**PROBLEM TO WORK ON:**
Give the listing again character for character, but drop the images.

**GIVEN MATERIAL:**
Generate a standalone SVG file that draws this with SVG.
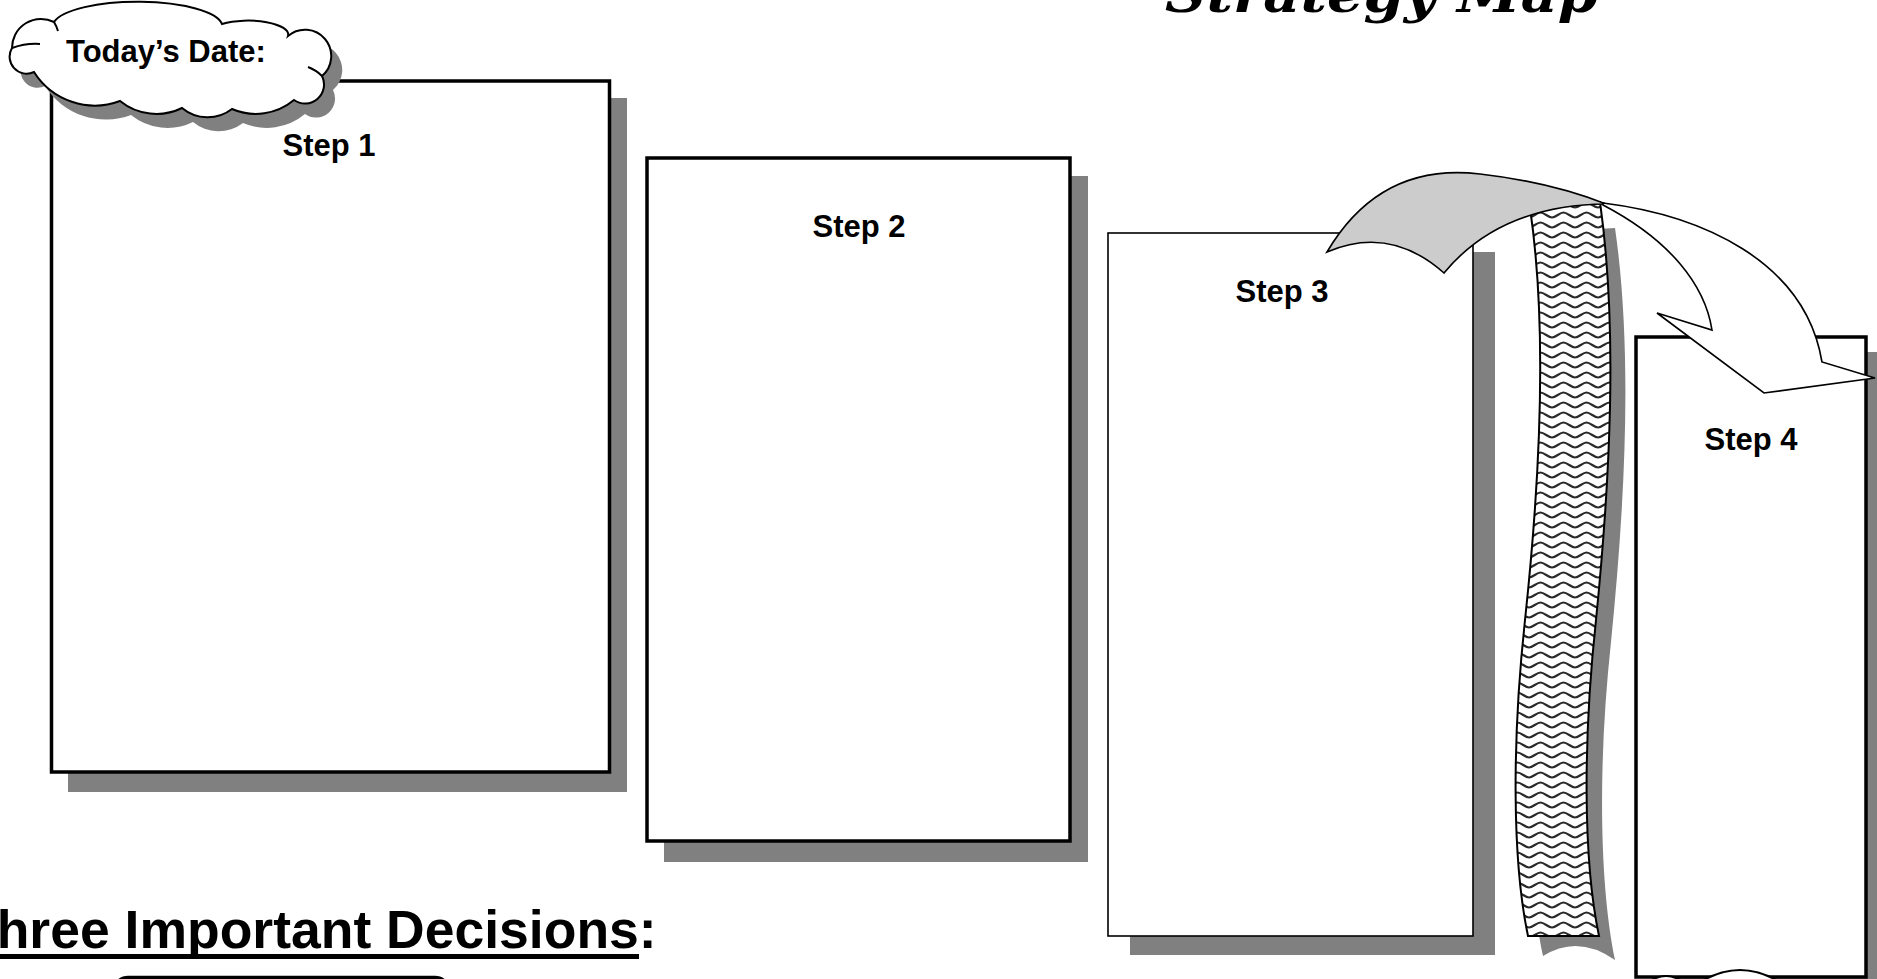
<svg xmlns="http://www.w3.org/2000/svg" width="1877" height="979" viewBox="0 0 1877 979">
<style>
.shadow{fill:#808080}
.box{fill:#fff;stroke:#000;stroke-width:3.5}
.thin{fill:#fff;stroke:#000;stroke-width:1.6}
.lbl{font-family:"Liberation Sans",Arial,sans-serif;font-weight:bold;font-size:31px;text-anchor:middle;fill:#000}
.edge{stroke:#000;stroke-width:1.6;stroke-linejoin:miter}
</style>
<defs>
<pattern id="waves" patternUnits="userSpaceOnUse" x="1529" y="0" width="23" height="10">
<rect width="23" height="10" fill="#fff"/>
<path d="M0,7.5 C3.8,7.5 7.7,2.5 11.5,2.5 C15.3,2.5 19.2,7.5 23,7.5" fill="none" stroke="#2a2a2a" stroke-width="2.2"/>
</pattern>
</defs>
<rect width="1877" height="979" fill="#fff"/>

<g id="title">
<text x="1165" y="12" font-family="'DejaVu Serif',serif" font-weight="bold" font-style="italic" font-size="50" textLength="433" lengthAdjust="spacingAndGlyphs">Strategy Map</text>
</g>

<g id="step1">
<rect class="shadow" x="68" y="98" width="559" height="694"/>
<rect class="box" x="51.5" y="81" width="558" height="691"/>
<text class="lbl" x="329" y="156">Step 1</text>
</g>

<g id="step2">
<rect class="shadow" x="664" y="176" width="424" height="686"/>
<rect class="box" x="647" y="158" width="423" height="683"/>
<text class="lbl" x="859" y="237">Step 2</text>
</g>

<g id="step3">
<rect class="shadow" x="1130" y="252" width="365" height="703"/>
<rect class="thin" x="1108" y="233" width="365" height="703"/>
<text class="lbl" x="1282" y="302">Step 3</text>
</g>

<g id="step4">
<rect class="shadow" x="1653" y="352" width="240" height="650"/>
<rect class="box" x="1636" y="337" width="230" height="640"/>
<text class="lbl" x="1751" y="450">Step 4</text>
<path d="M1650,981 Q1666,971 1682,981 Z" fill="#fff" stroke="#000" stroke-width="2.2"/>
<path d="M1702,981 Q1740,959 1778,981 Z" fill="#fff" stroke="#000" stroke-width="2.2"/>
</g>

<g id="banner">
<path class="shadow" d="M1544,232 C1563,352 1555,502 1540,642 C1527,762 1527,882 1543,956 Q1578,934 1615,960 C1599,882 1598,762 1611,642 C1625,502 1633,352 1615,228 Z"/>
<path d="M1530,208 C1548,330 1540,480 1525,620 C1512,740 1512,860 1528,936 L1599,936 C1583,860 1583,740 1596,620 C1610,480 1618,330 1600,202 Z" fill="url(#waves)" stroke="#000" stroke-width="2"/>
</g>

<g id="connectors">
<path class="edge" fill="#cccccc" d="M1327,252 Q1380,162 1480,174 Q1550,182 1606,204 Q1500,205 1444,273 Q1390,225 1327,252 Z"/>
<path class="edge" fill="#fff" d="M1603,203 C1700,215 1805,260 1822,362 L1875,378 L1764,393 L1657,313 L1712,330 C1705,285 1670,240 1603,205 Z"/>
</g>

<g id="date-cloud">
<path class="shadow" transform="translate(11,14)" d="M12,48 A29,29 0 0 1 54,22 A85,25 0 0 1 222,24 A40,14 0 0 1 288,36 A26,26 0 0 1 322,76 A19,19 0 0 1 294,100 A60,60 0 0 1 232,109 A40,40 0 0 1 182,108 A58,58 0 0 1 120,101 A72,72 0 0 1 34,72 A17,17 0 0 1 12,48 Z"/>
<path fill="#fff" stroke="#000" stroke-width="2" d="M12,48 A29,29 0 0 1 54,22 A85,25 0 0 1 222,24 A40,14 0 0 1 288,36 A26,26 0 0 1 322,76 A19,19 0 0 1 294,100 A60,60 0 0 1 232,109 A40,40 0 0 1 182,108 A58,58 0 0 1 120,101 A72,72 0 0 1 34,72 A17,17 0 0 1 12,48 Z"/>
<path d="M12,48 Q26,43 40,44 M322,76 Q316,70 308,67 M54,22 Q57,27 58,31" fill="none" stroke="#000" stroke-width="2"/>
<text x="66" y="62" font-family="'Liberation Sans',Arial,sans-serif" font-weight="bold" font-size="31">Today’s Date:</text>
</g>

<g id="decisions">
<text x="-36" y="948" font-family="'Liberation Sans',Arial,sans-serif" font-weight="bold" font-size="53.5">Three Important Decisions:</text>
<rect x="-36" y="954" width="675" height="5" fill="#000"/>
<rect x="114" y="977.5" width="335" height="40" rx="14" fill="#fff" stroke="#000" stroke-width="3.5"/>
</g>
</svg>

**ANSWER TO THE PROBLEM:**
Generate a standalone SVG file that draws this with SVG.
<svg xmlns="http://www.w3.org/2000/svg" width="1877" height="979" viewBox="0 0 1877 979">
<style>
.shadow{fill:#808080}
.box{fill:#fff;stroke:#000;stroke-width:3.5}
.thin{fill:#fff;stroke:#000;stroke-width:1.6}
.lbl{font-family:"Liberation Sans",Arial,sans-serif;font-weight:bold;font-size:31px;text-anchor:middle;fill:#000}
.edge{stroke:#000;stroke-width:1.6;stroke-linejoin:miter}
</style>
<defs>
<pattern id="waves" patternUnits="userSpaceOnUse" x="1529" y="0" width="23" height="10">
<rect width="23" height="10" fill="#fff"/>
<path d="M0,7.5 C3.8,7.5 7.7,2.5 11.5,2.5 C15.3,2.5 19.2,7.5 23,7.5" fill="none" stroke="#2a2a2a" stroke-width="2.2"/>
</pattern>
</defs>
<rect width="1877" height="979" fill="#fff"/>

<g id="title">
<text x="1165" y="12" font-family="'DejaVu Serif',serif" font-weight="bold" font-style="italic" font-size="50" textLength="433" lengthAdjust="spacingAndGlyphs">Strategy Map</text>
</g>

<g id="step1">
<rect class="shadow" x="68" y="98" width="559" height="694"/>
<rect class="box" x="51.5" y="81" width="558" height="691"/>
<text class="lbl" x="329" y="156">Step 1</text>
</g>

<g id="step2">
<rect class="shadow" x="664" y="176" width="424" height="686"/>
<rect class="box" x="647" y="158" width="423" height="683"/>
<text class="lbl" x="859" y="237">Step 2</text>
</g>

<g id="step3">
<rect class="shadow" x="1130" y="252" width="365" height="703"/>
<rect class="thin" x="1108" y="233" width="365" height="703"/>
<text class="lbl" x="1282" y="302">Step 3</text>
</g>

<g id="step4">
<rect class="shadow" x="1653" y="352" width="240" height="650"/>
<rect class="box" x="1636" y="337" width="230" height="640"/>
<text class="lbl" x="1751" y="450">Step 4</text>
<path d="M1650,981 Q1666,971 1682,981 Z" fill="#fff" stroke="#000" stroke-width="2.2"/>
<path d="M1702,981 Q1740,959 1778,981 Z" fill="#fff" stroke="#000" stroke-width="2.2"/>
</g>

<g id="banner">
<path class="shadow" d="M1544,232 C1563,352 1555,502 1540,642 C1527,762 1527,882 1543,956 Q1578,934 1615,960 C1599,882 1598,762 1611,642 C1625,502 1633,352 1615,228 Z"/>
<path d="M1530,208 C1548,330 1540,480 1525,620 C1512,740 1512,860 1528,936 L1599,936 C1583,860 1583,740 1596,620 C1610,480 1618,330 1600,202 Z" fill="url(#waves)" stroke="#000" stroke-width="2"/>
</g>

<g id="connectors">
<path class="edge" fill="#cccccc" d="M1327,252 Q1380,162 1480,174 Q1550,182 1606,204 Q1500,205 1444,273 Q1390,225 1327,252 Z"/>
<path class="edge" fill="#fff" d="M1603,203 C1700,215 1805,260 1822,362 L1875,378 L1764,393 L1657,313 L1712,330 C1705,285 1670,240 1603,205 Z"/>
</g>

<g id="date-cloud">
<path class="shadow" transform="translate(11,14)" d="M12,48 A29,29 0 0 1 54,22 A85,25 0 0 1 222,24 A40,14 0 0 1 288,36 A26,26 0 0 1 322,76 A19,19 0 0 1 294,100 A60,60 0 0 1 232,109 A40,40 0 0 1 182,108 A58,58 0 0 1 120,101 A72,72 0 0 1 34,72 A17,17 0 0 1 12,48 Z"/>
<path fill="#fff" stroke="#000" stroke-width="2" d="M12,48 A29,29 0 0 1 54,22 A85,25 0 0 1 222,24 A40,14 0 0 1 288,36 A26,26 0 0 1 322,76 A19,19 0 0 1 294,100 A60,60 0 0 1 232,109 A40,40 0 0 1 182,108 A58,58 0 0 1 120,101 A72,72 0 0 1 34,72 A17,17 0 0 1 12,48 Z"/>
<path d="M12,48 Q26,43 40,44 M322,76 Q316,70 308,67 M54,22 Q57,27 58,31" fill="none" stroke="#000" stroke-width="2"/>
<text x="66" y="62" font-family="'Liberation Sans',Arial,sans-serif" font-weight="bold" font-size="31">Today’s Date:</text>
</g>

<g id="decisions">
<text x="-36" y="948" font-family="'Liberation Sans',Arial,sans-serif" font-weight="bold" font-size="53.5">Three Important Decisions:</text>
<rect x="-36" y="954" width="675" height="5" fill="#000"/>
<rect x="114" y="977.5" width="335" height="40" rx="14" fill="#fff" stroke="#000" stroke-width="3.5"/>
</g>
</svg>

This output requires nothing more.